In this post, Thompson identifies the flaws in the narrative of success. Thompson lauds John Merrow for critiquing the narrative of a district he once held up as an exemplar of successful reform. Merrow asked, in his post, why anyone was celebrating Kaya Henderson’s five-year anniversary in the wake of the disastrous scores on the Common Core PARCC tests, which showed a district where academic performance was dismal.

 

Thompson reviews the NAEP scores, using Rick Hess’s data.

 

Hess cites overall gains in NAEP growth under Rhee and Henderson, but those same NAEP studies actually support the common sense conclusion that the numbers reflect gentrification. Hess’s charts show that from 2005 to 2013, the percentage of D.C. students who are low-income dropped from 66% to 61.6%. (In my world, a 61.6% low-income urban school seems danged-near rich.) Per student spending increased by 40% during that time. (The new spending, alone, comes close to the total per student spending in my 90% low-income system.)

 

According to Hess’s chart, the percentage of the D.C. students who are black dropped by 1/8th from 2005 to 2013, and the percentage of students with disabilities dropped by 1/7th. And, the 2015 NAEP excluded as many as 44% of D.C.’s English Language Learners. The conservative reformer RiShawn Biddle calls that exclusion “massive and unacceptable test-cheating.”

 

Even so, as Merrow reminds us, the performance gap between low-income and more affluent students has grown even wider; for instance, from 2002 to 2015, the 8th grade reading performance gap grew from 17 to 48 points.

 

Before Rhee/Henderson, the growth in D.C. test scores was spread much more widely.

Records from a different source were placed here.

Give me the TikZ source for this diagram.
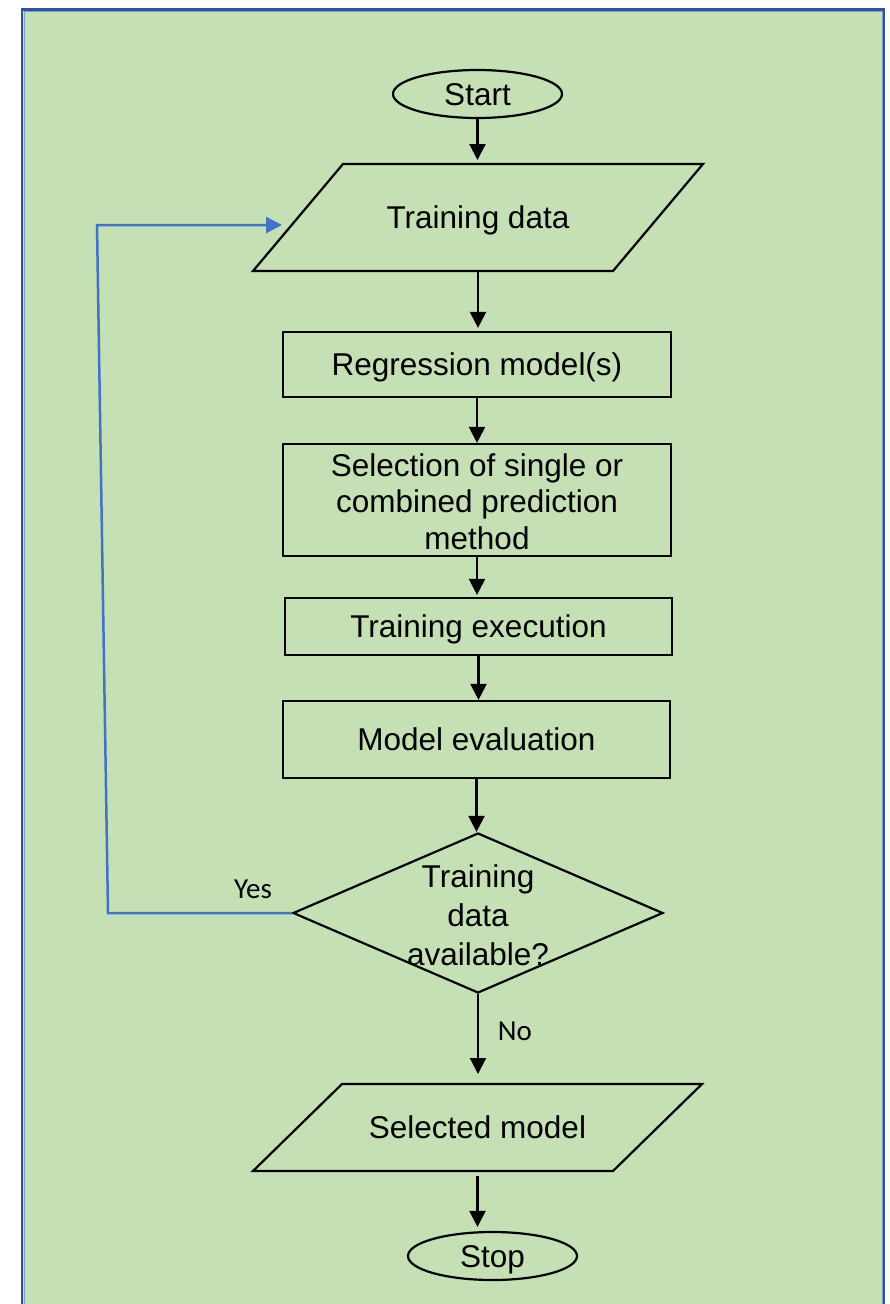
\documentclass[tikz,border=0pt]{standalone}
\usepackage{fontspec}
\setmainfont{Liberation Sans}
\newfontfamily\calfont{Carlito}
\usetikzlibrary{shapes.geometric,arrows.meta}
\definecolor{panelgreen}{HTML}{C5E0B4}
\definecolor{framedark}{HTML}{2F5597}
\definecolor{framelight}{HTML}{7F9CD0}
\definecolor{loopblue}{HTML}{4472C4}
\tikzset{
  base/.style={draw=black, line width=2.2pt, inner sep=0pt, align=center,
    text depth=0pt, font=\fontsize{31.5}{36.5}\selectfont},
  terminal/.style={base, ellipse, minimum width=169pt, minimum height=48pt},
  process/.style={base, rectangle, minimum width=388pt},
  io/.style={base, draw=none, rectangle, outer sep=0pt},
  outline/.style={draw=black, line width=2.2pt, line join=miter},
  decision/.style={base, diamond, minimum width=370pt, minimum height=160pt},
  qtext/.style={inner sep=0pt, align=center, text depth=0pt, font=\fontsize{31.5}{39}\selectfont},
  flow/.style={draw=black, line width=2.2pt, -{Triangle[length=16pt,width=16pt]}},
  loopback/.style={draw=loopblue, line width=2.5pt, -{Triangle[length=16pt,width=16pt]}},
  answer/.style={inner sep=0pt, anchor=base, font=\calfont\fontsize{29}{34}\selectfont},
}
\begin{document}
\begin{tikzpicture}[x=1pt, y=-1pt]
  % page and framed green panel
  \clip (0,0) rectangle (889,1304);
  \fill[white] (0,0) rectangle (889,1304);
  \fill[panelgreen] (22,9) rectangle (884,1340);
  \draw[framedark, line width=2.5pt] (22.2,9.3) rectangle (883.8,1340);
  \draw[framelight, line width=1pt] (24,11) rectangle (882,1340);

  % flowchart nodes
  \node[terminal] (start) at (477.5,94) {Start};
  \node[io, minimum width=450pt, minimum height=107pt] (tdata) at (478,217.5) {Training data};
  \node[process, minimum height=65pt] (reg) at (477,364.5) {Regression model(s)};
  \node[process, minimum height=112pt, text height=98pt] (selm) at (477,500)
       {Selection of single or\\combined prediction\\method};
  \node[process, minimum width=387pt, minimum height=57pt] (exe) at (478.5,626.5) {Training execution};
  \node[process, minimum width=387pt, minimum height=77pt] (eval) at (476.5,739.5) {Model evaluation};
  \node[decision] (dec) at (478,913) {};
  \node[qtext] (dectext) at (478,915.5) {Training\\data\\available?};
  \node[io, minimum width=449pt, minimum height=87pt] (chosen) at (477.5,1127.5) {Selected model};
  \node[terminal] (stop) at (492.5,1256) {Stop};

  % parallelogram outlines of the data nodes
  \draw[outline] ([xshift=90pt]tdata.north west) -- (tdata.north east)
     -- ([xshift=-90pt]tdata.south east) -- (tdata.south west) -- cycle;
  \draw[outline] ([xshift=89pt]chosen.north west) -- (chosen.north east)
     -- ([xshift=-89pt]chosen.south east) -- (chosen.south west) -- cycle;

  % branch labels
  \node[answer] (yes) at (253,898) {Yes};
  \node[answer] (no) at (515,1040) {No};

  % main flow
  \draw[flow, shorten >=4pt] (start.south) -- (start.south |- tdata.north);
  \draw[flow, shorten >=3pt] (tdata.south) -- (tdata.south |- reg.north);
  \draw[flow] (reg.south) -- (reg.south |- selm.north);
  \draw[flow, shorten >=2pt] (selm.south) -- (selm.south |- exe.north);
  \draw[flow] (exe.south) -- (exe.south |- eval.north);
  \draw[flow] (eval.south) -- (eval.south |- dec.north);
  \draw[flow, shorten >=10pt] (dec.south) -- (dec.south |- chosen.north);
  \draw[flow, shorten <=5pt, shorten >=4pt] (chosen.south) -- (chosen.south |- stop.north);

  % loop back to the training data
  \coordinate (loopA) at (108,913);
  \coordinate (loopB) at (97,225);
  \coordinate (loopC) at (282,225);
  \draw[loopback] (dec.west) -- (loopA) -- (loopB) -- (loopC);
\end{tikzpicture}
\end{document}
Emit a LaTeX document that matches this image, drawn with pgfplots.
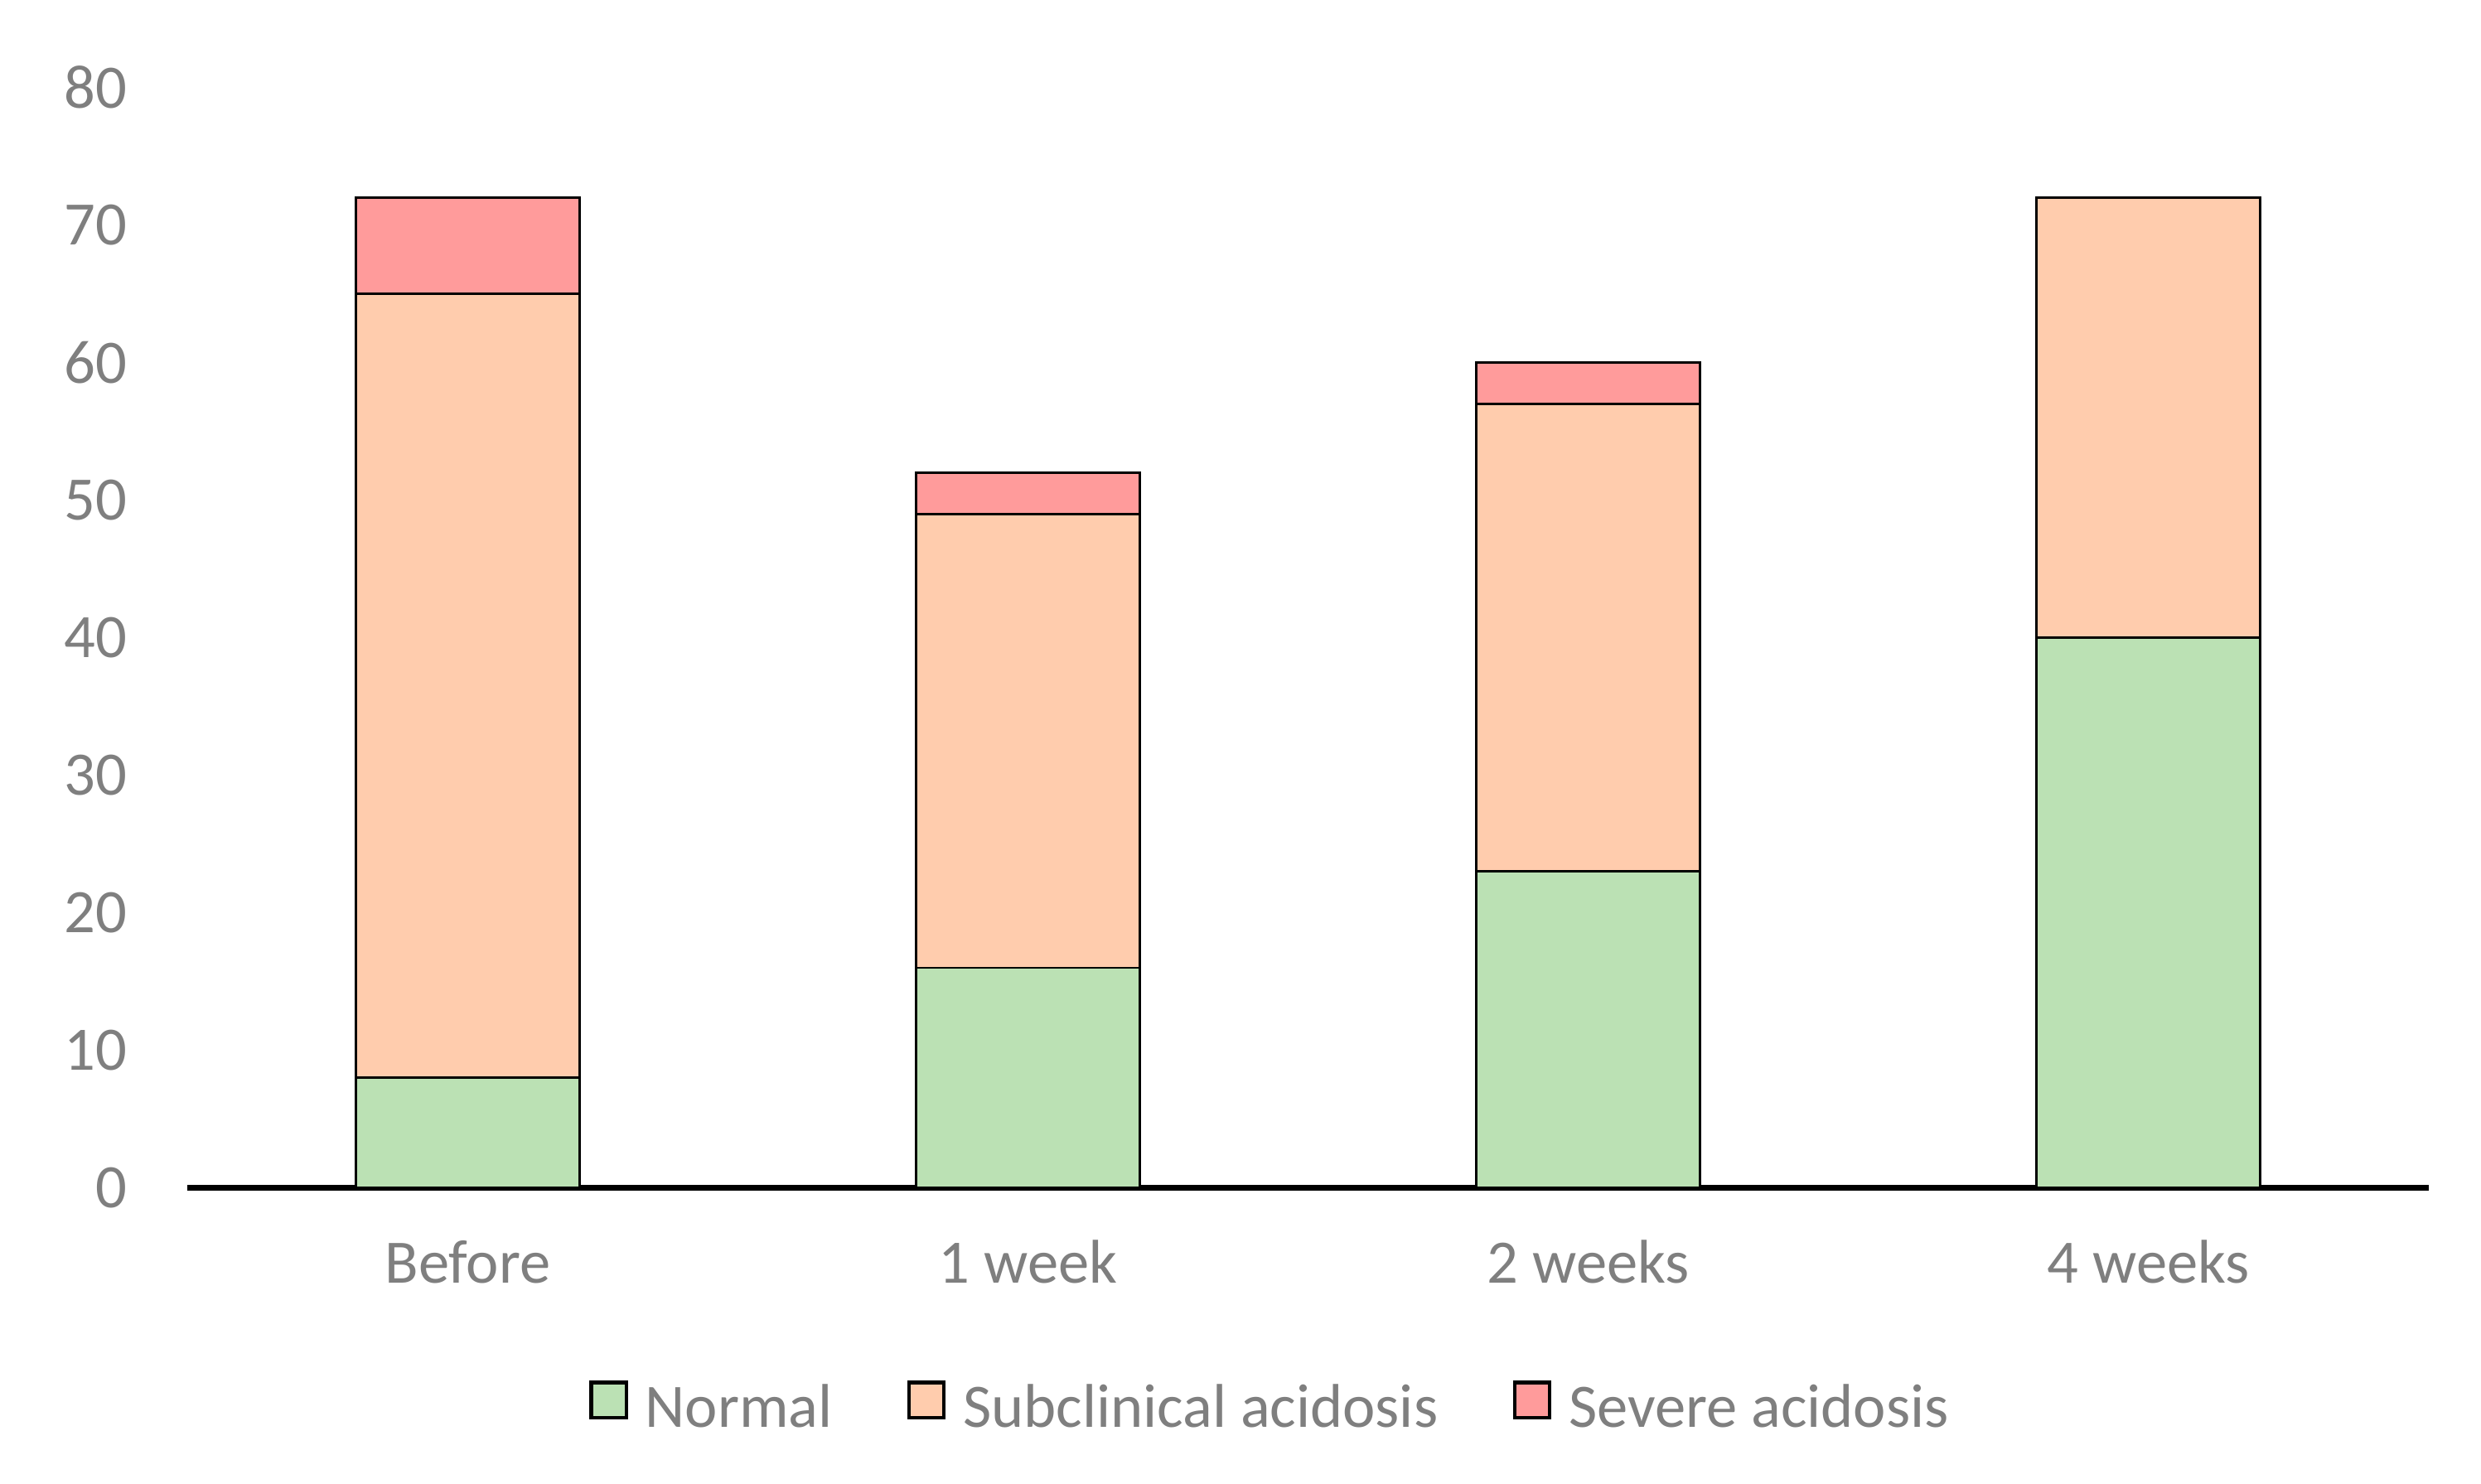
\documentclass[border=0pt]{standalone}
\usepackage{pgfplots}
\pgfplotsset{compat=1.18}
\usepackage{fontspec}
\setmainfont{Carlito}
\definecolor{normalc}{HTML}{BBE1B4}
\definecolor{subc}{HTML}{FFCCAD}
\definecolor{sevc}{HTML}{FF9B9B}
\definecolor{txt}{HTML}{7F7F7F}

\begin{document}
\begin{tikzpicture}
\useasboundingbox (-59bp,-93bp) rectangle (721bp,373.5bp);
\begin{axis}[
  scale only axis, width=704.5bp, height=346bp,
  clip=false,
  ybar stacked, bar width=0.4,
  xmin=-0.5, xmax=3.5, ymin=0, ymax=80,
  xtick=data, xticklabels={Before,1 week,2 weeks,4 weeks},
  ytick={0,10,...,80},
  axis line style={draw=none},
  major tick length=0pt,
  tick style={draw=none},
  /pgf/number format/assume math mode=true,
  ticklabel style={font=\fontsize{19.5}{23}\selectfont, text=txt},
  yticklabel style={xshift=-15.5bp},
  xticklabel style={yshift=-13bp},
  legend style={draw=none, at={(0.484,-0.2)}, anchor=center,
    font=\fontsize{19.5}{23}\selectfont, text=txt, legend columns=3,
    /tikz/every even column/.append style={column sep=21.5bp}},
  every axis plot post/.append style={draw=black, line width=0.75bp,
    legend image code/.code={\draw[#1, line width=1.1bp] (0bp,-3bp) rectangle (11bp,8bp);
      \path[draw=none, fill=none] (0bp,0bp) -- (15bp,0bp);}},
]
\addplot[fill=normalc] coordinates {(0,8) (1,16) (2,23) (3,40)};
\addplot[fill=subc] coordinates {(0,57) (1,33) (2,34) (3,32)};
\addplot[fill=sevc] coordinates {(0,7) (1,3) (2,3) (3,0)};
\legend{Normal, Subclinical acidosis, Severe acidosis}
\draw[black, line width=1.8bp] (rel axis cs:0,0) -- (rel axis cs:1,0);
\end{axis}
\end{tikzpicture}
\end{document}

Because I believe that 8th grade reading is the most important NAEP metric in terms of evaluating school performance, I will cite some of those metrics in support of Merrow. From 1998 to 2002, black 8th grade reading scores increased from an average of 233 to 238. By 2015, they were down to 236. From 1998 to 2002, average 8th grade reading scores for low-income students increased from 229 to 233. In 2015, they remained at 233.

 

Thompson says it is sad that the elites now re-engineering public education are utterly disconnected from the lives and realities of the children who attend those schools or the people who teach in them. They need a reality check, or maybe a course in sociocultural sensitivity training so that they stop stepping on the faces of children and adults whose lives they know nothing about.